Buon giorno Avvocato, in questo periodo di quarantena, mio figlio, di 10 anni, passa gran parte delle giornate attaccato al tablet, e su internet, chattando e scambiandosi foto con gli amici. Mi devo preoccupare?
C’è poco da fare. Oramai da qualche anno nessuno di noi riesce più a “vivere senza” il proprio smartphone, il tablet, il pc. Il “telefonino”, e gli altri dispositivi elettronici, grazie al continuo evolvere della tecnologia, sono sempre più innovativi e ci consentono di “fare qualunque cosa” (dall’acquistare prodotti al pagare le bollette).
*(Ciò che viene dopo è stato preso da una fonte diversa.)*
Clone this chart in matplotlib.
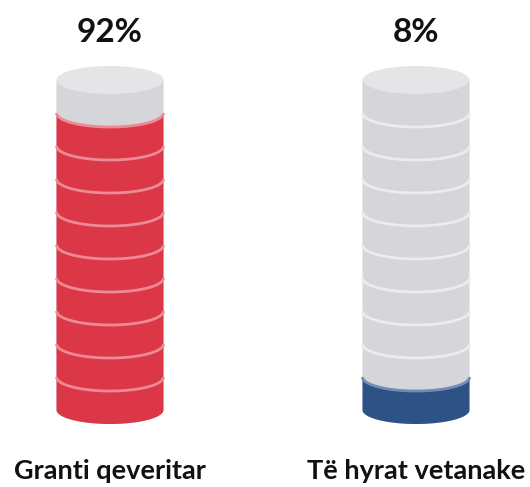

E, durante la quarantena, sono stati senz’altro fondamentali per ridurre gli effetti del lockdown. Specie per i più giovani, i quali, pur se a distanza, hanno potuto restare in contatto con gli amici, seguire le lezioni scolastiche, svolgere attività ludiche e sportive. Ma se accedere a internet, creare chat, scambiare messaggi su “whatsapp”, controllare e aggiornare il profilo “Facebook”, postare qualche foto su “Instagram”, sono attività che fanno parte della nostra quotidianità, nello stesso tempo tutto ciò espone l’utilizzatore della rete e dei vari social network a rischi e pericoli. Le persone con le quali entriamo in contatto virtuale possono acquisire nostri dati e informazioni personali, oppure “fare proprie” le nostre fotografie.
E la loro diffusione, da noi non voluta né tantomeno autorizzata, può creare danni, anche irreparabili, alla vita dei soggetti ritratti. Si pensi a quando le fotografie veicolate tramite la rete finiscono “nelle mani sbagliate” e, magari ritoccate, sono utilizzate per alimentare il mercato della pornografia online. E se gli adulti si approcciano con una certa diffidenza al mondo virtuale di internet e dei social network, e sono quindi restii alle condivisioni di notizie e immagini con gli altri utenti della rete, i giovani, anche e soprattutto i minorenni, proprio perché nativi digitali, sono senz’altro più aperti e propensi a creare relazioni virtuali, dando fiducia a chiunque, come loro, sia pratico del web.
E così, non si fanno tanti scrupoli a caricare sui propri profili personali, o a inviare “privatamente” ai loro amici o fidanzati le loro fotografie, magari fatte in momenti, o con atteggiamenti, intimi o particolarmente libertini. Fotografie che, ingenuamente, credono resteranno, per sempre, note solo a pochi eletti. Poi, però, succede che quelli che dovrebbero essere amici reali, e non solo virtuali (classico il caso degli ex fidanzatini), smettono di esserli e, per risentimento, cattiveria o invidia, fanno girare in rete, rendendole pubbliche, le fotografie ricevute. Oppure, ed è il rischio peggiore e più preoccupante, i ragazzi, sui vari social network, fanno amicizia con persone che, nascondendosi magari dietro un nickname simpatico, innocuo o accattivante, una volta carpita la loro fiducia, si fanno mandare una fotografia “per vedere come sono fatti” o, più semplicemente, salvano le immagini del profilo.
E, a quel punto, se i “nuovi amici” sono delinquenti non avranno certo scrupoli a utilizzare le immagini ottenute con l’inganno per ricattare e/o pretendere favori e/o denaro per non divulgarle. O, magari, arrivano addirittura a rivenderle a siti di pedo-pornografia. E, allora, spetta agli adulti, e in particolare ai genitori, controllare e supervisionare l’uso che bambini e adolescenti fanno di internet e dei social network, sorvegliare le amicizie dei figli nel mondo virtuale. Mettendo i giovanissimi in guardia dai pericoli che corrono nel divulgare foto e immagini in rete e nel fidarsi di chi, dietro la tastiera si presenta come un agnello ma, in realtà, è un lupo. Violento e famelico.